Rabbi Michael Broyde wrote in the Jewish Week that Conservative Judaism is dying. Sad, don't you know, to see pure Jewish souls lost to the likes of Ramah and JTS. And it's all because we embraced the homosexuals and uprooted a clear "Sinaitic prohibition". (If, on the other hand, we had created a "Sinaitic prohibition" where none existed before, that would be okay. But I digress.)
Now, the bulk of the article is founded on the same mistaken premise beloved by Orthodox demagogues everywhere: that "Jewish law" is by definition what Orthodox rabbis say is Jewish law. Thus Conservatism does not follow Jewish law because (wait for it) Conservative Judaism is not Orthodox.
The author, I remind you, is a professor of law at Emory.
But even apart from this intellectual heavy lifting he does say something interesting:
The truth is that there is a grand divide in the Jewish community worldwide between two groups: those who think that Jewish law (halacha) is really, truly, binding and those who do not.There are two implied propositions here:
1. Jewish law is binding.
2. Jews can be divided into two groups: those who think 1. is true and those who think 1. is not true.

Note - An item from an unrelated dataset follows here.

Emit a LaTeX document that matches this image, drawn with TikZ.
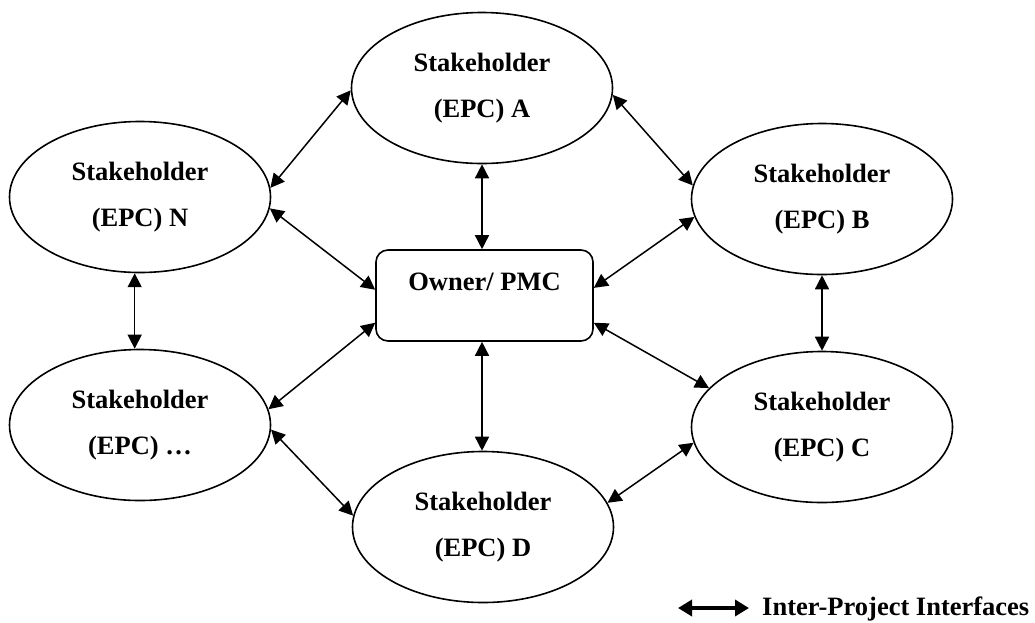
\documentclass[tikz,border=0pt]{standalone}
\usepackage{fontspec}
\setmainfont{Liberation Serif}
\usetikzlibrary{arrows.meta,shapes.geometric,calc}
\begin{document}
\begin{tikzpicture}[x=1pt,y=-1pt,
  party/.style={ellipse,draw,line width=1.6pt,minimum width=261pt,minimum height=151pt,
    inner sep=0pt,align=center,font=\bfseries\fontsize{26.5}{46}\selectfont},
  hub/.style={draw,line width=1.6pt,rounded corners=12pt,minimum width=217pt,
    minimum height=91pt,inner sep=0pt},
  lbl/.style={font=\bfseries\fontsize{26.5}{32}\selectfont,inner sep=0pt},
  link/.style={line width=1.5pt,
    {Triangle[length=14pt,width=14pt]}-{Triangle[length=14pt,width=14pt]}},
  keylink/.style={line width=4pt,
    {Triangle[length=14pt,width=16pt]}-{Triangle[length=14pt,width=16pt]}}
]
\useasboundingbox (0,0) rectangle (1035,622);

% stakeholders around the owner
\node[party] (A)    at (482,88)  {Stakeholder\\(EPC) A};
\node[party] (N)    at (140,197) {Stakeholder\\(EPC) N};
\node[party] (B)    at (822,199) {Stakeholder\\(EPC) B};
\node[party] (dots) at (140,425) {Stakeholder\\(EPC) \dots};
\node[party] (C)    at (822,427) {Stakeholder\\(EPC) C};
\node[party] (D)    at (483,527) {Stakeholder\\(EPC) D};

% owner / PMC box
\node[hub] (pmc) at (484.5,295.5) {};
\node[lbl] (pmctext) at (484.5,282) {Owner/ PMC};

% interfaces
\draw[link] (N.4) -- (A.181);
\draw[link] (A.357) -- (B.174);
\draw[link] (A.south) -- (A.south |- pmc.north);
\draw[link] (N.355) -- (pmc.177);
\draw[link] (pmc.4) -- (B.188);
\draw[link] (dots.7) -- (pmc.194);
\draw[link] (pmc.346) -- (C.161);
\draw[link] (N.266) -- (N.266 |- dots.north);
\draw[link] (B.south) -- (C.north);
\draw[link] (A.south |- pmc.south) -- (A.south |- D.north);
\draw[link] (dots.358) -- (D.175);
\draw[link] (C.187) -- (D.11);

% legend
\coordinate (keyL) at (678,608);
\coordinate (keyR) at (749,608);
\draw[keylink] (keyL) -- (keyR);
\node[lbl,anchor=base west] (keytext) at (762,615.5) {Inter-Project Interfaces};
\end{tikzpicture}
\end{document}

What does it mean for halachah to be "binding"?
With "binding" in English we generally refer to a legal decision or agreement which the party or parties have agreed to follow beforehand, as in the phrases "binding contract" or "binding arbitration." An individual or body issues a decision on a contested point of law or procedure; the party must act according to that decision on pain of negative consequences.
Halachah is different. In some cases, a person presents a question to a rabbi on a certain matter, the rabbi renders a decision, and the person then acts according to that decision. This happens in a minority of occasions, even in Orthodox communities - thus I don't think that this what Rabbi Broyde is referring to in his characterization of halachah as binding. Rather, he is more plausibly referring to the body of halachah as binding.
Leave aside for a moment how we should define the body of halachah, because this is where R. Broyde and his Conservative colleagues differ. The problem is, for understanding "bindingness," that the situation of the Jew following halachah is different from the legal subject obeying a legal decision. For one thing, the source is not clear. Theologically speaking, the Source is clear, but halachah is many-layered, many-authored, and oftentimes internally contradictory. Thus, unless one asks a particular rabbi for a particular decision at that particular second, there are many particular elements of "Jewish law" one could hew to, or not. Even a given halachic question can be differently framed depending on how the "body of halachah" is understood.
The above is not to say that Jewish law is not binding. Of course I think it is! Merely that it is not enough, true, or convincing to say that "Jewish law is binding" means "I look in the Shulchan Aruch and I do what it says." The fact that I can disagree with one halachic source and agree with another makes any such characterization difficult.
In fact, given that halachah is so multi-faceted and non-unitary, it is no wonder that minds much greater than I have defined the bindingness of halachah as contingent on the existence of a community which sees halachah as binding! Thus we're right back to where we started, unless R. Broyde is of the opinion that "halachah is binding" means "Orthodox Jewish practice is binding."
Why all this throwing words around? Because if we are to divide American Jews into groups based on who thinks Jewish law is binding, it would help to get a handle on what this proposition actually means. Let's imagine we've done that (though we haven't), and return later to the issue of what American Jews think - even more complicated than the definition of "binding"!